I am angry at Moose Hunter Barbie! She has set women back a decade. It may be harder for anyone to take a female Presidential Candidate seriously. Thus far, we've achieved Secretary of State thrice and Speaker of the House once. The Glass Ceiling is still the Presidential Ticket. In addition, her public face helps to reinforce a stereotype that women have increasingly worked to obliterate. The ignorant, sheltered, naive soccer/hockey mom whose ambitions go only as far as her hairdo! A woman who cares more about what others think rather than how she has lived her life. It seems her biggest problem is that instead of thinking, she just reacts. To Everything!

So like any young insecure girl uncomfortable with what she has, she stays with the "in-crowd". The trend right now is to distrust all government.
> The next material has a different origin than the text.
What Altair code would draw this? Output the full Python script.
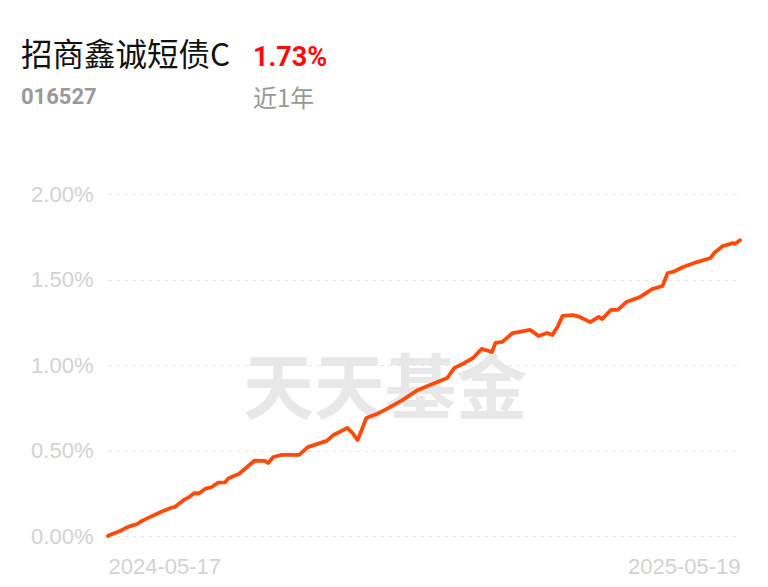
import altair as alt
import pandas as pd

dates = [
    "2024-05-17", "2024-05-18", "2024-05-24", "2024-05-27", "2024-05-30", "2024-06-03",
    "2024-06-06", "2024-06-10", "2024-06-13", "2024-06-17", "2024-06-22", "2024-06-25",
    "2024-06-30", "2024-07-03", "2024-07-06", "2024-07-09", "2024-07-13", "2024-07-16",
    "2024-07-20", "2024-07-24", "2024-07-26", "2024-07-29", "2024-08-01", "2024-08-06",
    "2024-08-10", "2024-08-16", "2024-08-18",
    "2024-08-21", "2024-08-26", "2024-09-05", "2024-09-10", "2024-09-21", "2024-09-25",
    "2024-10-03", "2024-10-06", "2024-10-09", "2024-10-14", "2024-10-20", "2024-10-27",
    "2024-11-04", "2024-11-13", "2024-11-20", "2024-11-30", "2024-12-04", "2024-12-10",
    "2024-12-15", "2024-12-20", "2024-12-26", "2024-12-28", "2025-01-01", "2025-01-07",
    "2025-01-17", "2025-01-19", "2025-01-22", "2025-01-27", "2025-01-30", "2025-02-02",
    "2025-02-05", "2025-02-11", "2025-02-15", "2025-02-21", "2025-02-26", "2025-02-28",
    "2025-03-05", "2025-03-09", "2025-03-14", "2025-03-22", "2025-03-29", "2025-04-04",
    "2025-04-07", "2025-04-10", "2025-04-16", "2025-04-24", "2025-05-02", "2025-05-04",
    "2025-05-09", "2025-05-15", "2025-05-16", "2025-05-19",
]
returns = [
    0.000, 0.006, 0.029, 0.045, 0.058, 0.070,
    0.090, 0.109, 0.123, 0.142, 0.162, 0.171,
    0.211, 0.226, 0.250, 0.250, 0.279, 0.285,
    0.312, 0.314, 0.337, 0.351, 0.363, 0.405,
    0.440, 0.439, 0.427,
    0.462, 0.474, 0.474, 0.520, 0.556, 0.591,
    0.632, 0.602, 0.561, 0.690, 0.713, 0.749,
    0.795, 0.854, 0.883, 0.924, 0.982, 1.012,
    1.041, 1.094, 1.076, 1.129, 1.135, 1.187,
    1.205, 1.193, 1.170, 1.187, 1.175, 1.222,
    1.287, 1.292, 1.281, 1.251, 1.281, 1.269,
    1.322, 1.322, 1.368, 1.398, 1.444, 1.462,
    1.538, 1.544, 1.573, 1.602, 1.626, 1.655,
    1.696, 1.713, 1.708, 1.730,
]
y_ticks = [0.0, 0.5, 1.0, 1.5, 2.0]
x_ticks = ["2024-05-17", "2025-05-19"]

fund_name = "招商鑫诚短债C"
fund_code = "016527"
period_return = "1.73%"
period_label = "近1年"
watermark = "天天基金"

df = pd.DataFrame({"date": pd.to_datetime(dates), "ret": returns})
x_tick_dt = [alt.DateTime(year=int(d[:4]), month=int(d[5:7]), date=int(d[8:])) for d in x_ticks]

base = alt.Chart(df)

line = base.mark_line(color="#FF4A0A", strokeWidth=3.8, strokeJoin="round", strokeCap="round").encode(
    x=alt.X("date:T",
            scale=alt.Scale(domain=[x_tick_dt[0], x_tick_dt[1]], nice=False),
            axis=alt.Axis(values=x_tick_dt, format="%Y-%m-%d", labelFlush=True,
                          grid=False, domain=False, ticks=False, title=None,
                          labelColor="#d2d2d2", labelFontSize=22, labelFont="Liberation Sans",
                          labelPadding=20)),
    y=alt.Y("ret:Q",
            scale=alt.Scale(domain=[0, 2.0], nice=False, zero=True),
            axis=alt.Axis(values=y_ticks, labelExpr="format(datum.value, '.2f') + '%'",
                          grid=True, gridDash=[4, 4], gridColor="#e6e6e6", gridWidth=1.2,
                          domain=False, ticks=False, title=None,
                          labelColor="#d2d2d2", labelFontSize=22, labelFont="Liberation Sans",
                          labelPadding=15)),
)

wm = alt.Chart(pd.DataFrame({"t": [watermark]})).mark_text(
    font="Noto Sans CJK SC", fontWeight="bold", fontSize=71, color="#e8e8e8",
    align="center", baseline="middle",
).encode(text="t:N", x=alt.value(277), y=alt.value(198))

def label(txt, x, y, size, color, weight="normal", font="Noto Sans CJK SC"):
    return alt.Chart(pd.DataFrame({"t": [txt]})).mark_text(
        font=font, fontSize=size, color=color, fontWeight=weight,
        align="left", baseline="middle",
    ).encode(text="t:N", x=alt.value(x), y=alt.value(y))

t1 = label(fund_name, -87, -137, 31.5, "#111111")
t2 = label(period_return, 145, -136, 27, "#ff0a0a", "bold", "Roboto")
t3 = label(fund_code, -87, -97, 22, "#999999", "bold", "Roboto")
t4 = label(period_label, 145, -94, 24, "#999999")

chart = alt.layer(wm, line, t1, t2, t3, t4).properties(
    width=632, height=342,
    autosize=alt.AutoSizeParams(type="none"),
    padding={"left": 100, "top": 186, "right": 20, "bottom": 45},
).configure(background="white", view=alt.ViewConfig(strokeWidth=0, stroke="transparent"))

chart.save("out.html", embed_options={"renderer": "svg", "actions": False})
Glenn Beck, a political commentator who recently left CNN for Fox News, has pointed out repeatedly how little we can trust our elected officials (Common Sense, Beck). If Palin is reading her tea leaves, she probably sees herself in the grouping that are currently unpopular. So, like a teen girl who must be seen in the latest fashion, she bails on her state in favor of more money and a maverick image that few take seriously.

I sincerely wish her luck with whatever she does. I don't think it matters much. Mostly, I think she's gunning for Ann Coulter, Michelle Malkin or Laura Ingraham's job or at least their profiles and bloated bank accounts. Though I'd remind her that these women have what they have by inviting criticism! They sell more books by being polarizing and pushing so far to the right. They have what they have because of their thick skins and ability to use other's anger against them (which though I disagree with much of what they think, say and do, I do applaud this rare characteristic). I have serious reservations about Palin's ability to survive jumping from the frying pan into the fire.

On a personal note: I am an unemployed College Student who has next to nothing. Try and sue me!